È una storia toccante, che talvolta fa arrabbiare. Penseremo che Vivian meriti il male che sta facendo a se stesso ma, allo stesso tempo, vorremo stringerlo e confortarlo. Non mancheranno personaggi che lo faranno per noi. In modo impacciato, parziale, distante, cauto, forse perché è l’unico tipo di contatto che è capace di sostenere. Ed è proprio di questo equilibrio (o disequilibrio) che la storia sta cercando di raccontarci fin dall’inizio, del modo in cui Carlos può riuscire ad avvicinare Vivian, a entrare nella sua sfera intima.
Tutto – dialoghi, gesti, sviluppi, amicizie ed errori – esce dai canoni di una storia banale, già sentita, prevedibile. Una lettura che merita davvero.

E anche l’imbarazzo lo abbandonò, insieme al panico, alla smania che lo divorava da giorni e che sembrava placarsi solo a letto. Con un corpo dentro, addosso.

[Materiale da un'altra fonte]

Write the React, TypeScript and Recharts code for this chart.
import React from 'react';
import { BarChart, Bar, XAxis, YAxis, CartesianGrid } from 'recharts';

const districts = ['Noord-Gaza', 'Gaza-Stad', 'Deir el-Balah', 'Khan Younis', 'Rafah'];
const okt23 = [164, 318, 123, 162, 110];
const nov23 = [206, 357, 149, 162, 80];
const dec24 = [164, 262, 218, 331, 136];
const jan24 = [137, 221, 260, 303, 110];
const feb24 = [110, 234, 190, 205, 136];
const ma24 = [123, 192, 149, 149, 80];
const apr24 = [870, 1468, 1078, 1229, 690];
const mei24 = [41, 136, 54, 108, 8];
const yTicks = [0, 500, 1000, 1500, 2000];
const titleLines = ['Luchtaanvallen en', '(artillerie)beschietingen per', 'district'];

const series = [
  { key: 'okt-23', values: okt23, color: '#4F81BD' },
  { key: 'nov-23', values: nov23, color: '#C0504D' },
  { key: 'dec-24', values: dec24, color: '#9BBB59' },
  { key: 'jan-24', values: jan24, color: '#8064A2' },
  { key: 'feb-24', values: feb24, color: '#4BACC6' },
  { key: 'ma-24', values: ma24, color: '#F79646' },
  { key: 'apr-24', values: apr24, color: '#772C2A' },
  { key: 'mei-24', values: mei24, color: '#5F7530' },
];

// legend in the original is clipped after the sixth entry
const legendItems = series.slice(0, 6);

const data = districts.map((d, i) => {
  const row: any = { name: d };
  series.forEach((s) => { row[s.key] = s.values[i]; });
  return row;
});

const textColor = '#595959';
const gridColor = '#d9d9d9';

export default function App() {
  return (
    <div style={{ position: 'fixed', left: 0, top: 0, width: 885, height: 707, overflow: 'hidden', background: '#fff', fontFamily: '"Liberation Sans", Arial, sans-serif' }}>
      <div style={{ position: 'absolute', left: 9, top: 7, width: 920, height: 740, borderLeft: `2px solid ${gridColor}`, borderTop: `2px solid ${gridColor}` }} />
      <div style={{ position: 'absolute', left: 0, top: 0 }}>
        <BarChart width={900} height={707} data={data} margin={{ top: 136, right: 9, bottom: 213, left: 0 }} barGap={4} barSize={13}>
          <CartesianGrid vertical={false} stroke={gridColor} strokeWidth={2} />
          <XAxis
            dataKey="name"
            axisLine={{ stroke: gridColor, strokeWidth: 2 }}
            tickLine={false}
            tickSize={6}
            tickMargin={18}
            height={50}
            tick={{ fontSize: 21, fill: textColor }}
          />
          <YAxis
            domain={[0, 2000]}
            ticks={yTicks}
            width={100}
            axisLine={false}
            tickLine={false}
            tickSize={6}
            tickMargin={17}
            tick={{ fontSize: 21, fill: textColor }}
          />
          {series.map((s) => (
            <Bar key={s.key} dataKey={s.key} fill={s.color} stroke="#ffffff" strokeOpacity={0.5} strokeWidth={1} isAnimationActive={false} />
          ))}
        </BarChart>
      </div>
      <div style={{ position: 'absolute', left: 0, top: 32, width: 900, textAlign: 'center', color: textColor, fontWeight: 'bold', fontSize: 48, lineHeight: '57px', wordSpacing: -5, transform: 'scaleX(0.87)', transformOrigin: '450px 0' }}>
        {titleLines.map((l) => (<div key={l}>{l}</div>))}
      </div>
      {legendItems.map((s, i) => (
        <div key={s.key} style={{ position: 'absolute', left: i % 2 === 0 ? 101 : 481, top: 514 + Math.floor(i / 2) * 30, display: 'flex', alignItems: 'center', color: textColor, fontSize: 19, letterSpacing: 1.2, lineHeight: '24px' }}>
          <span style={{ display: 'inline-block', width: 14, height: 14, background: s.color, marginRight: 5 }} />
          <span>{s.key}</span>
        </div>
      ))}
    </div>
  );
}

Pelle su pelle, fiato nel fiato.
Dopo si trovarono stesi entrambi sul letto sfatto, i petti ancora ansanti, le schiene bagnate di sudore e i capelli negli occhi; e fu allora, come ogni volta, che Viv sentì tornare il freddo: come dita gelide che scivolavano dentro al suo corpo fino a stringergli lo stomaco in una morsa di ghiaccio, come zampe di ragno che facevano formicolare la pelle, echi che rimbombavano nelle orecchie a tempo con il sangue.